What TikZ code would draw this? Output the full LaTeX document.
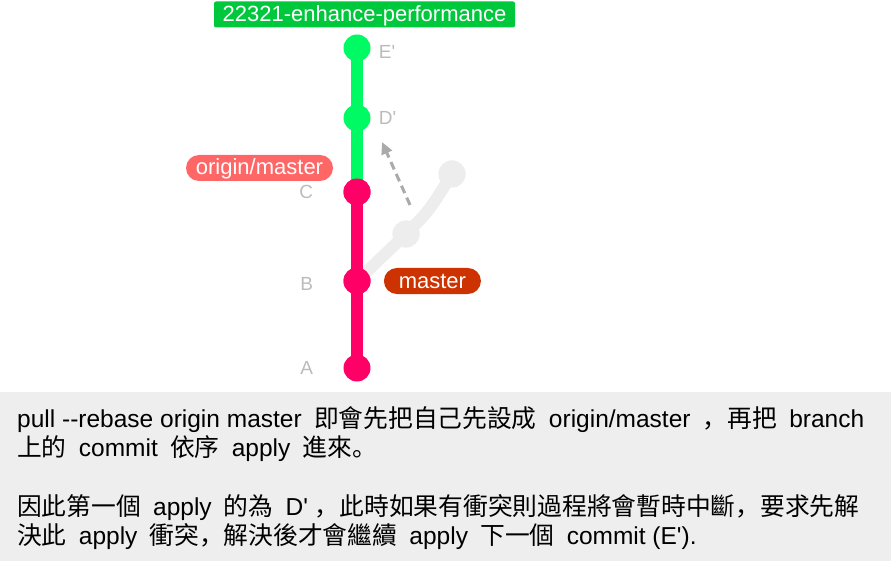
\documentclass[tikz,border=0pt]{standalone}
\usepackage{fontspec}
\setmainfont{Liberation Sans}[Ligatures=TeXOff]
\newfontfamily\cjk{Noto Sans CJK SC}[Scale=1.01]
\usetikzlibrary{positioning,arrows.meta}
\definecolor{mypink}{RGB}{255,0,102}
\definecolor{mygreen}{RGB}{0,250,100}
\definecolor{mydarkgreen}{RGB}{0,200,60}
\definecolor{mysalmon}{RGB}{255,102,102}
\definecolor{myrust}{RGB}{204,51,0}
\definecolor{myghost}{RGB}{237,237,237}
\definecolor{mylabel}{RGB}{187,187,187}
\definecolor{myarrow}{RGB}{170,170,170}
\definecolor{mybox}{RGB}{238,238,238}
\newcommand\gapx{\hspace{0.5em}}

\begin{document}
\begin{tikzpicture}[x=1pt,y=-1pt,
commit/.style={circle,inner sep=0pt,minimum size=27pt},
pinkc/.style={commit,fill=mypink},
greenc/.style={commit,fill=mygreen},
ghostc/.style={commit,fill=myghost},
ident/.style={text=mylabel,font=\fontsize{19}{23}\selectfont,inner sep=0pt},
branchtag/.style={text=white,font=\fontsize{22}{26}\selectfont,inner sep=0pt,
  text height=17pt,text depth=3pt,minimum height=26pt},
note/.style={anchor=base west,inner sep=0pt,font=\fontsize{24.5}{30}\selectfont},
]
\useasboundingbox (0,0) rectangle (891,561);
\fill[mybox] (0,392) rectangle (891,561);
\node[pinkc] (A) at (357,368) {};
\node[pinkc] (B) at (357,281) {};
\node[pinkc] (C) at (357,192) {};
\node[greenc] (D) at (357,118) {};
\node[greenc] (E) at (357,48) {};
\node[ghostc] (G1) at (406,234) {};
\node[ghostc] (G2) at (452,174) {};
\draw[myghost,line width=12pt] (B.center) -- (G1.center) .. controls (429,211) .. (G2.center);
\draw[mygreen,line width=12pt] (C.center) -- (E.center);
\draw[mypink,line width=12pt] (A.center) -- (C.center);
\node[pinkc] at (B) {};
\node[pinkc] at (C) {};
\node[ghostc] at (G1) {};
\node[ghostc] at (G2) {};
\node[ident,left=30pt of A] (Al) {A};
\node[ident,left=30pt of B,yshift=-3pt] (Bl) {B};
\node[ident,left=30pt of C] (Cl) {C};
\node[ident,right=8pt of D] (Dl) {D'};
\node[ident,right=8pt of E,yshift=-4pt] (El) {E'};
\coordinate (dashS) at (410,205);
\coordinate (dashE) at (382,142);
\draw[myarrow,line width=3pt,dash pattern=on 8pt off 5pt,-{Triangle[length=12pt,width=11pt]}] (dashS) -- (dashE);
\node[branchtag,fill=mydarkgreen,rounded corners=2pt,minimum width=301pt] (perf) at (364.5,14.5) {22321-enhance-performance};
\node[branchtag,fill=mysalmon,rounded corners=13pt,minimum width=147pt] (omaster) at (259.5,168) {origin/master};
\node[branchtag,fill=myrust,rounded corners=13pt,minimum width=97pt,right=13pt of B] (master) {master};
\node[note] (lineA) at (17,427) {pull --rebase origin master\gapx{\cjk 即會先把自己先設成}\gapx origin/master\gapx{\cjk ，再把}\gapx branch};
\node[note] (lineB) at (17,456.5) {{\cjk 上的}\gapx commit\gapx{\cjk 依序}\gapx apply\gapx{\cjk 進來。}};
\node[note] (lineC) at (17,515) {{\cjk 因此第一個}\gapx apply\gapx{\cjk 的為}\gapx D' {\cjk ，此時如果有衝突則過程將會暫時中斷，要求先解}};
\node[note] (lineD) at (17,544.5) {{\cjk 決此}\gapx apply\gapx{\cjk 衝突，解決後才會繼續}\gapx apply\gapx{\cjk 下一個}\gapx commit (E').};
\end{tikzpicture}
\end{document}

[Request] Reproduce all of the data exactly; the pictures do not belong in the copy.

[Solution]
What TikZ code would draw this? Output the full LaTeX document.
\documentclass[tikz,border=0pt]{standalone}
\usepackage{fontspec}
\setmainfont{Liberation Sans}[Ligatures=TeXOff]
\newfontfamily\cjk{Noto Sans CJK SC}[Scale=1.01]
\usetikzlibrary{positioning,arrows.meta}
\definecolor{mypink}{RGB}{255,0,102}
\definecolor{mygreen}{RGB}{0,250,100}
\definecolor{mydarkgreen}{RGB}{0,200,60}
\definecolor{mysalmon}{RGB}{255,102,102}
\definecolor{myrust}{RGB}{204,51,0}
\definecolor{myghost}{RGB}{237,237,237}
\definecolor{mylabel}{RGB}{187,187,187}
\definecolor{myarrow}{RGB}{170,170,170}
\definecolor{mybox}{RGB}{238,238,238}
\newcommand\gapx{\hspace{0.5em}}

\begin{document}
\begin{tikzpicture}[x=1pt,y=-1pt,
commit/.style={circle,inner sep=0pt,minimum size=27pt},
pinkc/.style={commit,fill=mypink},
greenc/.style={commit,fill=mygreen},
ghostc/.style={commit,fill=myghost},
ident/.style={text=mylabel,font=\fontsize{19}{23}\selectfont,inner sep=0pt},
branchtag/.style={text=white,font=\fontsize{22}{26}\selectfont,inner sep=0pt,
  text height=17pt,text depth=3pt,minimum height=26pt},
note/.style={anchor=base west,inner sep=0pt,font=\fontsize{24.5}{30}\selectfont},
]
\useasboundingbox (0,0) rectangle (891,561);
\fill[mybox] (0,392) rectangle (891,561);
\node[pinkc] (A) at (357,368) {};
\node[pinkc] (B) at (357,281) {};
\node[pinkc] (C) at (357,192) {};
\node[greenc] (D) at (357,118) {};
\node[greenc] (E) at (357,48) {};
\node[ghostc] (G1) at (406,234) {};
\node[ghostc] (G2) at (452,174) {};
\draw[myghost,line width=12pt] (B.center) -- (G1.center) .. controls (429,211) .. (G2.center);
\draw[mygreen,line width=12pt] (C.center) -- (E.center);
\draw[mypink,line width=12pt] (A.center) -- (C.center);
\node[pinkc] at (B) {};
\node[pinkc] at (C) {};
\node[ghostc] at (G1) {};
\node[ghostc] at (G2) {};
\node[ident,left=30pt of A] (Al) {A};
\node[ident,left=30pt of B,yshift=-3pt] (Bl) {B};
\node[ident,left=30pt of C] (Cl) {C};
\node[ident,right=8pt of D] (Dl) {D'};
\node[ident,right=8pt of E,yshift=-4pt] (El) {E'};
\coordinate (dashS) at (410,205);
\coordinate (dashE) at (382,142);
\draw[myarrow,line width=3pt,dash pattern=on 8pt off 5pt,-{Triangle[length=12pt,width=11pt]}] (dashS) -- (dashE);
\node[branchtag,fill=mydarkgreen,rounded corners=2pt,minimum width=301pt] (perf) at (364.5,14.5) {22321-enhance-performance};
\node[branchtag,fill=mysalmon,rounded corners=13pt,minimum width=147pt] (omaster) at (259.5,168) {origin/master};
\node[branchtag,fill=myrust,rounded corners=13pt,minimum width=97pt,right=13pt of B] (master) {master};
\node[note] (lineA) at (17,427) {pull --rebase origin master\gapx{\cjk 即會先把自己先設成}\gapx origin/master\gapx{\cjk ，再把}\gapx branch};
\node[note] (lineB) at (17,456.5) {{\cjk 上的}\gapx commit\gapx{\cjk 依序}\gapx apply\gapx{\cjk 進來。}};
\node[note] (lineC) at (17,515) {{\cjk 因此第一個}\gapx apply\gapx{\cjk 的為}\gapx D' {\cjk ，此時如果有衝突則過程將會暫時中斷，要求先解}};
\node[note] (lineD) at (17,544.5) {{\cjk 決此}\gapx apply\gapx{\cjk 衝突，解決後才會繼續}\gapx apply\gapx{\cjk 下一個}\gapx commit (E').};
\end{tikzpicture}
\end{document}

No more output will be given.